— START —

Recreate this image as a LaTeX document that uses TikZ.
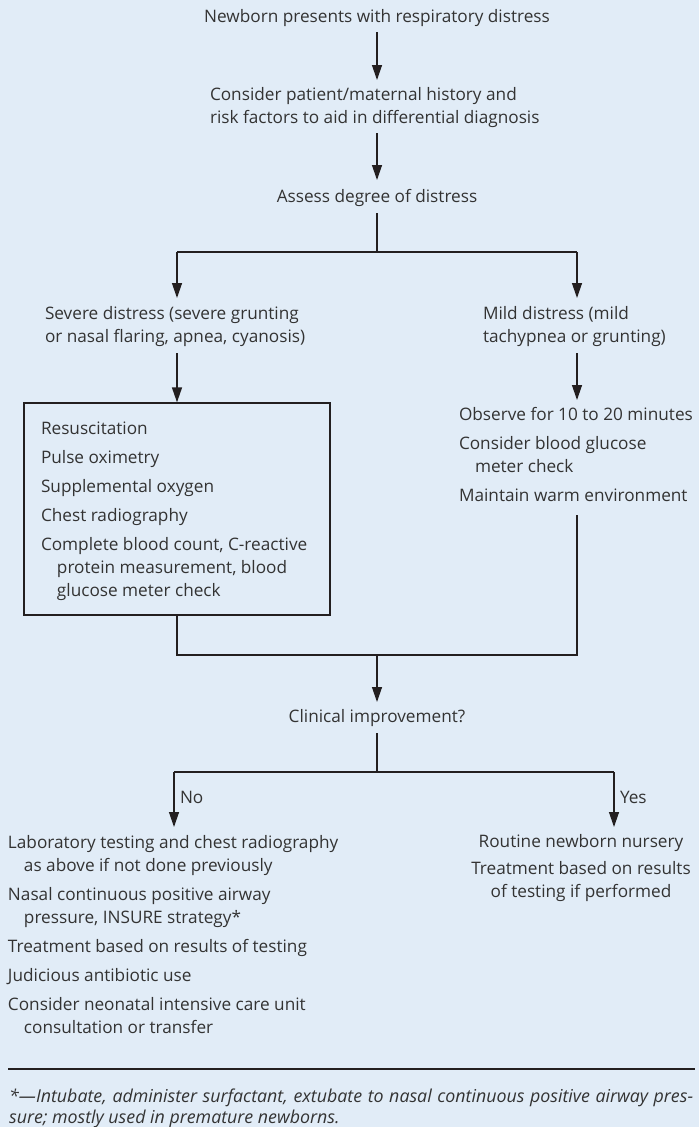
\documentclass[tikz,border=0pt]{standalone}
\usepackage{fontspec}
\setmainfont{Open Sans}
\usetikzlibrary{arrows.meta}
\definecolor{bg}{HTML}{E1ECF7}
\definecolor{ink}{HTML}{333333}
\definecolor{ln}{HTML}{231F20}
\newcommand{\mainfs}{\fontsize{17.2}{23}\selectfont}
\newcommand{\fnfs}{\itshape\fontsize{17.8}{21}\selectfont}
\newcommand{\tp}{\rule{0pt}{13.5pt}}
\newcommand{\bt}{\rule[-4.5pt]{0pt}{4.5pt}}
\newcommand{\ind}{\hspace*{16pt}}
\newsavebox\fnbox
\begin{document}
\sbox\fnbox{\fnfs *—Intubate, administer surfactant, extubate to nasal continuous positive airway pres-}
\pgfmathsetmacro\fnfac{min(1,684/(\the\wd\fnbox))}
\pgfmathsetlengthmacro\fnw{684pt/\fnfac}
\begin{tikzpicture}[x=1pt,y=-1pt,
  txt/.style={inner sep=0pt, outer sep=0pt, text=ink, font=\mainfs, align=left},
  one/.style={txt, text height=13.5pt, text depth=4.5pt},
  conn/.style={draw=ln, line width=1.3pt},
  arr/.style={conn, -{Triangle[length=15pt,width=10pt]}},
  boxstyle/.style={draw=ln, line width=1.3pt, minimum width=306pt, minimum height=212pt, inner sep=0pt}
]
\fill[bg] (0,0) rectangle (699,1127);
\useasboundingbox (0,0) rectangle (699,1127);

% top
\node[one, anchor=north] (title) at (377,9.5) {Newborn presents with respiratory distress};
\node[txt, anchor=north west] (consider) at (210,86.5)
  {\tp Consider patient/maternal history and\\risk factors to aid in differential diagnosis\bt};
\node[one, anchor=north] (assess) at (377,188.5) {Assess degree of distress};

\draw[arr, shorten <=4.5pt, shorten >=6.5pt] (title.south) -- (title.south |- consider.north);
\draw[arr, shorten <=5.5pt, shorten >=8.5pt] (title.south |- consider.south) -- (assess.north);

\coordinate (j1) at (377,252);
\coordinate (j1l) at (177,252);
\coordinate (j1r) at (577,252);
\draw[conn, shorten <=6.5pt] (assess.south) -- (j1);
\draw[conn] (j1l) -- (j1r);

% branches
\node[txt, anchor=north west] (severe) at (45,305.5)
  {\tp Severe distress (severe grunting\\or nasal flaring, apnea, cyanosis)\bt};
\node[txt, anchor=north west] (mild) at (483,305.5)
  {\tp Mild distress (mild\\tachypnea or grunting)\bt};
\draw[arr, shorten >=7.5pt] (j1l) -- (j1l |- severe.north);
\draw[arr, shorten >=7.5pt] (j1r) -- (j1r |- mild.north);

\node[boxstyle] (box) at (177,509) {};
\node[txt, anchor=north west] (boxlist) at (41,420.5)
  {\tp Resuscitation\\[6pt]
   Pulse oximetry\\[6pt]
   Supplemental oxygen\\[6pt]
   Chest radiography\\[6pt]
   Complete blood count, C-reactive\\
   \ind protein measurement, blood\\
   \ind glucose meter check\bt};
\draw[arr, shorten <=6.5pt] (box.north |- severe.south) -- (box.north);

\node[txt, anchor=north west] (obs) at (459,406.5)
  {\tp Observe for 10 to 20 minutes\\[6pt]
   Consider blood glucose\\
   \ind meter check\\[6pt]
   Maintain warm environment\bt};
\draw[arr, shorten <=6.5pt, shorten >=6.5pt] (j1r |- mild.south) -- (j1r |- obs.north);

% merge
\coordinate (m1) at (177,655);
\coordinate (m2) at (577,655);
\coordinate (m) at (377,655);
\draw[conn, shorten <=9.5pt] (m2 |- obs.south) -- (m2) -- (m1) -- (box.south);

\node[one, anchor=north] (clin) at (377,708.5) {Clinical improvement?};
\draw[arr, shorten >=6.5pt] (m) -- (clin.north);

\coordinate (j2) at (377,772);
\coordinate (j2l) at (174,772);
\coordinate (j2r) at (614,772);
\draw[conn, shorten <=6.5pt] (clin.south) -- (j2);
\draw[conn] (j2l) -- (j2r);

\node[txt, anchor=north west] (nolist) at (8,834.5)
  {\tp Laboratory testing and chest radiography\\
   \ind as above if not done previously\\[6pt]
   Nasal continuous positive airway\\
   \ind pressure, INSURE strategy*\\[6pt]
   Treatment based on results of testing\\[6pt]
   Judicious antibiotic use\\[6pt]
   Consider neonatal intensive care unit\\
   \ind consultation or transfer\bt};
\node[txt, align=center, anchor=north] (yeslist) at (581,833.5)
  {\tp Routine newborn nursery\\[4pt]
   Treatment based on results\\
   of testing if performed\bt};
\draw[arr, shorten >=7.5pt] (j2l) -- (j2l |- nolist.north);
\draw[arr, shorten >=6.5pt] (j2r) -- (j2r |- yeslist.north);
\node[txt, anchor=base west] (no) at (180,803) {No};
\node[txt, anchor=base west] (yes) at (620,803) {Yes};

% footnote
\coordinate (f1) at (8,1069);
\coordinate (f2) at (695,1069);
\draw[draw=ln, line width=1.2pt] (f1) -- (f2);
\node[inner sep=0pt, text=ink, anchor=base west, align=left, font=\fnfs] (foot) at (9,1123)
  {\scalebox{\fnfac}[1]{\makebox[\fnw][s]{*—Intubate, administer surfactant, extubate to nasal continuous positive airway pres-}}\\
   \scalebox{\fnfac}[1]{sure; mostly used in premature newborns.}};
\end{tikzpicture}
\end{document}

— END —

Repeat the material above word for word and skip every image in it.

**Completed exercise**:
Recreate this image as a LaTeX document that uses TikZ.
\documentclass[tikz,border=0pt]{standalone}
\usepackage{fontspec}
\setmainfont{Open Sans}
\usetikzlibrary{arrows.meta}
\definecolor{bg}{HTML}{E1ECF7}
\definecolor{ink}{HTML}{333333}
\definecolor{ln}{HTML}{231F20}
\newcommand{\mainfs}{\fontsize{17.2}{23}\selectfont}
\newcommand{\fnfs}{\itshape\fontsize{17.8}{21}\selectfont}
\newcommand{\tp}{\rule{0pt}{13.5pt}}
\newcommand{\bt}{\rule[-4.5pt]{0pt}{4.5pt}}
\newcommand{\ind}{\hspace*{16pt}}
\newsavebox\fnbox
\begin{document}
\sbox\fnbox{\fnfs *—Intubate, administer surfactant, extubate to nasal continuous positive airway pres-}
\pgfmathsetmacro\fnfac{min(1,684/(\the\wd\fnbox))}
\pgfmathsetlengthmacro\fnw{684pt/\fnfac}
\begin{tikzpicture}[x=1pt,y=-1pt,
  txt/.style={inner sep=0pt, outer sep=0pt, text=ink, font=\mainfs, align=left},
  one/.style={txt, text height=13.5pt, text depth=4.5pt},
  conn/.style={draw=ln, line width=1.3pt},
  arr/.style={conn, -{Triangle[length=15pt,width=10pt]}},
  boxstyle/.style={draw=ln, line width=1.3pt, minimum width=306pt, minimum height=212pt, inner sep=0pt}
]
\fill[bg] (0,0) rectangle (699,1127);
\useasboundingbox (0,0) rectangle (699,1127);

% top
\node[one, anchor=north] (title) at (377,9.5) {Newborn presents with respiratory distress};
\node[txt, anchor=north west] (consider) at (210,86.5)
  {\tp Consider patient/maternal history and\\risk factors to aid in differential diagnosis\bt};
\node[one, anchor=north] (assess) at (377,188.5) {Assess degree of distress};

\draw[arr, shorten <=4.5pt, shorten >=6.5pt] (title.south) -- (title.south |- consider.north);
\draw[arr, shorten <=5.5pt, shorten >=8.5pt] (title.south |- consider.south) -- (assess.north);

\coordinate (j1) at (377,252);
\coordinate (j1l) at (177,252);
\coordinate (j1r) at (577,252);
\draw[conn, shorten <=6.5pt] (assess.south) -- (j1);
\draw[conn] (j1l) -- (j1r);

% branches
\node[txt, anchor=north west] (severe) at (45,305.5)
  {\tp Severe distress (severe grunting\\or nasal flaring, apnea, cyanosis)\bt};
\node[txt, anchor=north west] (mild) at (483,305.5)
  {\tp Mild distress (mild\\tachypnea or grunting)\bt};
\draw[arr, shorten >=7.5pt] (j1l) -- (j1l |- severe.north);
\draw[arr, shorten >=7.5pt] (j1r) -- (j1r |- mild.north);

\node[boxstyle] (box) at (177,509) {};
\node[txt, anchor=north west] (boxlist) at (41,420.5)
  {\tp Resuscitation\\[6pt]
   Pulse oximetry\\[6pt]
   Supplemental oxygen\\[6pt]
   Chest radiography\\[6pt]
   Complete blood count, C-reactive\\
   \ind protein measurement, blood\\
   \ind glucose meter check\bt};
\draw[arr, shorten <=6.5pt] (box.north |- severe.south) -- (box.north);

\node[txt, anchor=north west] (obs) at (459,406.5)
  {\tp Observe for 10 to 20 minutes\\[6pt]
   Consider blood glucose\\
   \ind meter check\\[6pt]
   Maintain warm environment\bt};
\draw[arr, shorten <=6.5pt, shorten >=6.5pt] (j1r |- mild.south) -- (j1r |- obs.north);

% merge
\coordinate (m1) at (177,655);
\coordinate (m2) at (577,655);
\coordinate (m) at (377,655);
\draw[conn, shorten <=9.5pt] (m2 |- obs.south) -- (m2) -- (m1) -- (box.south);

\node[one, anchor=north] (clin) at (377,708.5) {Clinical improvement?};
\draw[arr, shorten >=6.5pt] (m) -- (clin.north);

\coordinate (j2) at (377,772);
\coordinate (j2l) at (174,772);
\coordinate (j2r) at (614,772);
\draw[conn, shorten <=6.5pt] (clin.south) -- (j2);
\draw[conn] (j2l) -- (j2r);

\node[txt, anchor=north west] (nolist) at (8,834.5)
  {\tp Laboratory testing and chest radiography\\
   \ind as above if not done previously\\[6pt]
   Nasal continuous positive airway\\
   \ind pressure, INSURE strategy*\\[6pt]
   Treatment based on results of testing\\[6pt]
   Judicious antibiotic use\\[6pt]
   Consider neonatal intensive care unit\\
   \ind consultation or transfer\bt};
\node[txt, align=center, anchor=north] (yeslist) at (581,833.5)
  {\tp Routine newborn nursery\\[4pt]
   Treatment based on results\\
   of testing if performed\bt};
\draw[arr, shorten >=7.5pt] (j2l) -- (j2l |- nolist.north);
\draw[arr, shorten >=6.5pt] (j2r) -- (j2r |- yeslist.north);
\node[txt, anchor=base west] (no) at (180,803) {No};
\node[txt, anchor=base west] (yes) at (620,803) {Yes};

% footnote
\coordinate (f1) at (8,1069);
\coordinate (f2) at (695,1069);
\draw[draw=ln, line width=1.2pt] (f1) -- (f2);
\node[inner sep=0pt, text=ink, anchor=base west, align=left, font=\fnfs] (foot) at (9,1123)
  {\scalebox{\fnfac}[1]{\makebox[\fnw][s]{*—Intubate, administer surfactant, extubate to nasal continuous positive airway pres-}}\\
   \scalebox{\fnfac}[1]{sure; mostly used in premature newborns.}};
\end{tikzpicture}
\end{document}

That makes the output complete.